• Written instruction:
Everything from the line with "Reproduce this chart with matplotlib." through the line with "pulse_sign = [-1]", inclusive, should be repeated exactly, except the pictures.
======== Records to process ========
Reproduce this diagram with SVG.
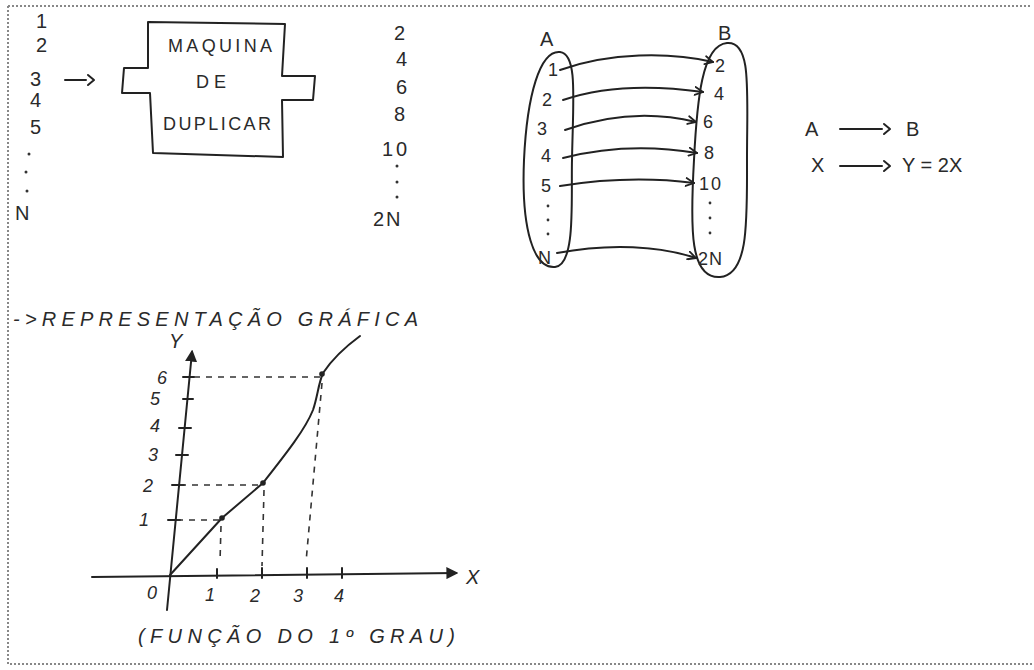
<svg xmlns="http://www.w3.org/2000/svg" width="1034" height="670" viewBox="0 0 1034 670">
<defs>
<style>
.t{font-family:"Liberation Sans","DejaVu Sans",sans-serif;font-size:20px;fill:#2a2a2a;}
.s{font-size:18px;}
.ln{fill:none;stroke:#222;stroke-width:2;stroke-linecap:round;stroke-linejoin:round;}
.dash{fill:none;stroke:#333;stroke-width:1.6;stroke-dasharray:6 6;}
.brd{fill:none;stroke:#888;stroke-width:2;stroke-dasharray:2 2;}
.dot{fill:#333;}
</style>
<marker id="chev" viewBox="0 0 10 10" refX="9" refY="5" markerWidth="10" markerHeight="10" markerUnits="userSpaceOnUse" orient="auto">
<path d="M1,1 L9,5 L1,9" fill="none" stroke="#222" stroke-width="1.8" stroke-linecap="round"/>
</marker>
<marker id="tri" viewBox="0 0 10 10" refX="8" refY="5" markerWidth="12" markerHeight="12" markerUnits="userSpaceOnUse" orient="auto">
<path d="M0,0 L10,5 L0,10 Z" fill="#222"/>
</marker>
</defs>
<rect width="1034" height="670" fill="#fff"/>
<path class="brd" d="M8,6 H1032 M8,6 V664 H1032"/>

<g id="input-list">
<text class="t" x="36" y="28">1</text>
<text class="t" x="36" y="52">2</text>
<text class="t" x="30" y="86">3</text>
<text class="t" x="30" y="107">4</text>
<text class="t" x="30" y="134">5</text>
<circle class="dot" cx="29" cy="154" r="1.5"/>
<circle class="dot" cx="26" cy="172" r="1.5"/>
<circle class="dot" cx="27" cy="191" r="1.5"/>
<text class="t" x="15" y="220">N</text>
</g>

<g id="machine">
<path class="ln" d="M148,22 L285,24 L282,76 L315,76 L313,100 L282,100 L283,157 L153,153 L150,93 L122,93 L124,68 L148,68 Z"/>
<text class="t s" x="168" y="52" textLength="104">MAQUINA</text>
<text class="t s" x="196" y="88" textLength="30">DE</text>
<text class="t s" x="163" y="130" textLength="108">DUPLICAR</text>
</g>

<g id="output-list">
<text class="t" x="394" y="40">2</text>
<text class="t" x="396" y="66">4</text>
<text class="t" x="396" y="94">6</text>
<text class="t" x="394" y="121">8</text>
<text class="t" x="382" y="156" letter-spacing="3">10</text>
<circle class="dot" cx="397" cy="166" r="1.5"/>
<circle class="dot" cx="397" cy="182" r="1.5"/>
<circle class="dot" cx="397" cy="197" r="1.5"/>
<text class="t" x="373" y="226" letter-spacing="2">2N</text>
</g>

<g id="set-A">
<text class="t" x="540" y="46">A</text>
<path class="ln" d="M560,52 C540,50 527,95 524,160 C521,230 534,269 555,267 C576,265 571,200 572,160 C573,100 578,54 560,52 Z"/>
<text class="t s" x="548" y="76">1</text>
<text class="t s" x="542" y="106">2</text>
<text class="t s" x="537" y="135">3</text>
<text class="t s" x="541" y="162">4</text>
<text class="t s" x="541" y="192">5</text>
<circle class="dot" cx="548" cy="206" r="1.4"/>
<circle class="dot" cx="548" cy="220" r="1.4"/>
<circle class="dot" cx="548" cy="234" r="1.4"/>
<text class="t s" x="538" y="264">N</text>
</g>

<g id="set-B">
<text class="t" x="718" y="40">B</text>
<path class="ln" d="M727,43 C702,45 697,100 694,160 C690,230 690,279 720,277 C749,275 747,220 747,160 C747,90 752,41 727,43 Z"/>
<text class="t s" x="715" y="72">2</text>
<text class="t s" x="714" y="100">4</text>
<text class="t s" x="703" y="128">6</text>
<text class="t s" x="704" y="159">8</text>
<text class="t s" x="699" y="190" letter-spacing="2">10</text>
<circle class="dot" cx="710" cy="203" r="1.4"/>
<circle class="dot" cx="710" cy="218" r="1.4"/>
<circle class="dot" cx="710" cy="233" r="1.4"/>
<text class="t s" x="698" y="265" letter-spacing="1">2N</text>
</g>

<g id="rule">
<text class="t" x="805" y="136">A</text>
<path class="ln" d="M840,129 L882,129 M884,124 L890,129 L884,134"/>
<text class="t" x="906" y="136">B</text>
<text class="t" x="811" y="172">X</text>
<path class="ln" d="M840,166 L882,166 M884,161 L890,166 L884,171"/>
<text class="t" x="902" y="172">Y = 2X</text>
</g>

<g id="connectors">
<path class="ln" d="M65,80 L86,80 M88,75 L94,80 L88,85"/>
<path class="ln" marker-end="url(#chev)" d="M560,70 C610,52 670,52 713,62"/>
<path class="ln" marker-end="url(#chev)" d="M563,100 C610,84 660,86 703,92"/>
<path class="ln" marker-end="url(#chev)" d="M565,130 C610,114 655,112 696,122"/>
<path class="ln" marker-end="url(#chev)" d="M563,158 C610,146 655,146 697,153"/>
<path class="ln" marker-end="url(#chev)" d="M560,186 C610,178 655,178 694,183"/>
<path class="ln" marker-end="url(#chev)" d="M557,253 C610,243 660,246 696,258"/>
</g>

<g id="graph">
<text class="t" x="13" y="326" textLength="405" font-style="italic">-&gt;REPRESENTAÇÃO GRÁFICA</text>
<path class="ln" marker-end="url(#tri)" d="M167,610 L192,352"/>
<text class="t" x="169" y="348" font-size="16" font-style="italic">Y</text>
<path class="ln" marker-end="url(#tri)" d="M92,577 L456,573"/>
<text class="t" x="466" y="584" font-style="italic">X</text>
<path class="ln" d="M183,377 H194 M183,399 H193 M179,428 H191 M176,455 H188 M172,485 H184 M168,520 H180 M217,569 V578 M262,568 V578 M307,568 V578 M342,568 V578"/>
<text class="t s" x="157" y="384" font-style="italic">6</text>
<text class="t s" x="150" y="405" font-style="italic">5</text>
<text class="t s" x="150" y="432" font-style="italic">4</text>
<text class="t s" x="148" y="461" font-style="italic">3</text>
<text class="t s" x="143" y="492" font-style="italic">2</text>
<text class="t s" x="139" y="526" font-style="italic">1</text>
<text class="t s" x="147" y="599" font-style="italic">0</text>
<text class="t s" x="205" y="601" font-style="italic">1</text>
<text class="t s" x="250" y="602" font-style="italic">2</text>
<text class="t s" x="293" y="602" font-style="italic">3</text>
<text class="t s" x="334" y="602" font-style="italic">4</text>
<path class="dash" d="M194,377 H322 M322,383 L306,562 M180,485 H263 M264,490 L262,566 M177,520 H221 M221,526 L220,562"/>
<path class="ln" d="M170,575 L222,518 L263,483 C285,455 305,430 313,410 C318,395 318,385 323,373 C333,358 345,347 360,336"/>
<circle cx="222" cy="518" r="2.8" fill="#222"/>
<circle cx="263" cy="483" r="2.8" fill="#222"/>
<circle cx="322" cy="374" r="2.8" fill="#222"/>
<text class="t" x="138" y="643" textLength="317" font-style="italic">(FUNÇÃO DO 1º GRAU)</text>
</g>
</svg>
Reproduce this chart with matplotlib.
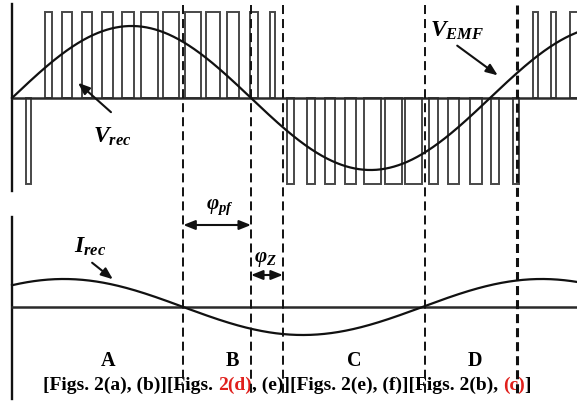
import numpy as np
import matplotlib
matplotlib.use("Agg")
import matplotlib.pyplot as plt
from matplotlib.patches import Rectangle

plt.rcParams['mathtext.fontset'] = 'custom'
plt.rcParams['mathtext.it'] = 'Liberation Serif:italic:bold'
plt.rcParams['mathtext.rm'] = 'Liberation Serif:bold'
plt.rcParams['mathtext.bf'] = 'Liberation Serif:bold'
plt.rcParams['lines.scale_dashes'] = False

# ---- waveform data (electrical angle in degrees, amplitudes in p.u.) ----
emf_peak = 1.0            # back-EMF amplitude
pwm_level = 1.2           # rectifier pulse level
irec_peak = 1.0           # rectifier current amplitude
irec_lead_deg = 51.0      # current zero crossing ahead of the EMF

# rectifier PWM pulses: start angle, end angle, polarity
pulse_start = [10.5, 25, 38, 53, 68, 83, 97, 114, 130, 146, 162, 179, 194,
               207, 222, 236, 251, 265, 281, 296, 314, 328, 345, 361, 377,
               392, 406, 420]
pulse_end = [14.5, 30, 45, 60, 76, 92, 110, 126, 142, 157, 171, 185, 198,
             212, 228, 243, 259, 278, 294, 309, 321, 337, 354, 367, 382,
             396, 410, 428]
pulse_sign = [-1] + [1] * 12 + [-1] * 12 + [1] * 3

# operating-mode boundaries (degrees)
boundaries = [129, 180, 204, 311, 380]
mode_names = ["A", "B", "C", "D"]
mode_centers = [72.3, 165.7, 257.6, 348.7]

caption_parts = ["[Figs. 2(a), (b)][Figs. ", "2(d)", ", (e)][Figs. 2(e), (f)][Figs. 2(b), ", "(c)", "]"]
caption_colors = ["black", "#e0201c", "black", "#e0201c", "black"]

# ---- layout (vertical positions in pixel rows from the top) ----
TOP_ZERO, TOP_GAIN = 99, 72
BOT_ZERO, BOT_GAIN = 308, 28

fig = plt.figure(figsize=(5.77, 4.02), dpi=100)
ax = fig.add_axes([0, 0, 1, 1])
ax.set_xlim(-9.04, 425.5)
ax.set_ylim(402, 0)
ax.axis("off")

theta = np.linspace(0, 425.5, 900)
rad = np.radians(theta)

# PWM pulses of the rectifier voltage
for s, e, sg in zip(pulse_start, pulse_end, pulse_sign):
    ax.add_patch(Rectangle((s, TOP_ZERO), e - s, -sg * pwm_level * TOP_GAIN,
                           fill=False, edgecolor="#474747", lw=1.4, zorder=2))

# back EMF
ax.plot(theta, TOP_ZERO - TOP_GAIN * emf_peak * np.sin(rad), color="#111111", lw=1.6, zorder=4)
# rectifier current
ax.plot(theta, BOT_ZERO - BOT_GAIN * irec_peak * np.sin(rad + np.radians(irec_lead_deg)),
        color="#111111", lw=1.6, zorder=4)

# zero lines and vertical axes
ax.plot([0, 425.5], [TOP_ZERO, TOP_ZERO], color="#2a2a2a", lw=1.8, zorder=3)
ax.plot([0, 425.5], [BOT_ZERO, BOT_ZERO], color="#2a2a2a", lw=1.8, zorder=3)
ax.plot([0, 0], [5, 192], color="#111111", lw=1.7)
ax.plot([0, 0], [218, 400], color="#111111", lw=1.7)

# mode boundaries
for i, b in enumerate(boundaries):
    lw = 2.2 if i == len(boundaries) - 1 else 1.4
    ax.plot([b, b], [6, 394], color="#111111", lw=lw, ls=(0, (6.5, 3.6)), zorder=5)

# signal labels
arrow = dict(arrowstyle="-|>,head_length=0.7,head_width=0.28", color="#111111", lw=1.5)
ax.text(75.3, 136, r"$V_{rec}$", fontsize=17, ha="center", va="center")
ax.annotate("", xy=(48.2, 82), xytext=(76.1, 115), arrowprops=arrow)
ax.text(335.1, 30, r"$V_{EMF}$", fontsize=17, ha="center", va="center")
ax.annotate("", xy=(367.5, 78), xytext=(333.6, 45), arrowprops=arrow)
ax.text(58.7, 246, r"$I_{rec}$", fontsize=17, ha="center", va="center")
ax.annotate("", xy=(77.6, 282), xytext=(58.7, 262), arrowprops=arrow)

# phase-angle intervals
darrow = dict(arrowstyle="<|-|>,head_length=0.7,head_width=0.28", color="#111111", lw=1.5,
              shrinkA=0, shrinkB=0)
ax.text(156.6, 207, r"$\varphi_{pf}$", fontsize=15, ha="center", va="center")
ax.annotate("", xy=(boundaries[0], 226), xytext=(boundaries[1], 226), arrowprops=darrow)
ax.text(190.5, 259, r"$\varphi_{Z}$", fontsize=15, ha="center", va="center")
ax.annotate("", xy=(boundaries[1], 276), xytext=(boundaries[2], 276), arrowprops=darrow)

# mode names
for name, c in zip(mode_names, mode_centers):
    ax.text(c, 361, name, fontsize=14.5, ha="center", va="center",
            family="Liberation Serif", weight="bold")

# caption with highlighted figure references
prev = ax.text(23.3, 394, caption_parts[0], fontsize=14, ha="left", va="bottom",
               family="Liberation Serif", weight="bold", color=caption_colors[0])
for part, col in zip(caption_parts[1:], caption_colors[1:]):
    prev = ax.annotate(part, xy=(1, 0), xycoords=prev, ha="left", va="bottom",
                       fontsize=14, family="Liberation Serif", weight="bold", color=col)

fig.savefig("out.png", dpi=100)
========
• Output:
Reproduce this chart with matplotlib.
import numpy as np
import matplotlib
matplotlib.use("Agg")
import matplotlib.pyplot as plt
from matplotlib.patches import Rectangle

plt.rcParams['mathtext.fontset'] = 'custom'
plt.rcParams['mathtext.it'] = 'Liberation Serif:italic:bold'
plt.rcParams['mathtext.rm'] = 'Liberation Serif:bold'
plt.rcParams['mathtext.bf'] = 'Liberation Serif:bold'
plt.rcParams['lines.scale_dashes'] = False

# ---- waveform data (electrical angle in degrees, amplitudes in p.u.) ----
emf_peak = 1.0            # back-EMF amplitude
pwm_level = 1.2           # rectifier pulse level
irec_peak = 1.0           # rectifier current amplitude
irec_lead_deg = 51.0      # current zero crossing ahead of the EMF

# rectifier PWM pulses: start angle, end angle, polarity
pulse_start = [10.5, 25, 38, 53, 68, 83, 97, 114, 130, 146, 162, 179, 194,
               207, 222, 236, 251, 265, 281, 296, 314, 328, 345, 361, 377,
               392, 406, 420]
pulse_end = [14.5, 30, 45, 60, 76, 92, 110, 126, 142, 157, 171, 185, 198,
             212, 228, 243, 259, 278, 294, 309, 321, 337, 354, 367, 382,
             396, 410, 428]
pulse_sign = [-1] + [1] * 12 + [-1] * 12 + [1] * 3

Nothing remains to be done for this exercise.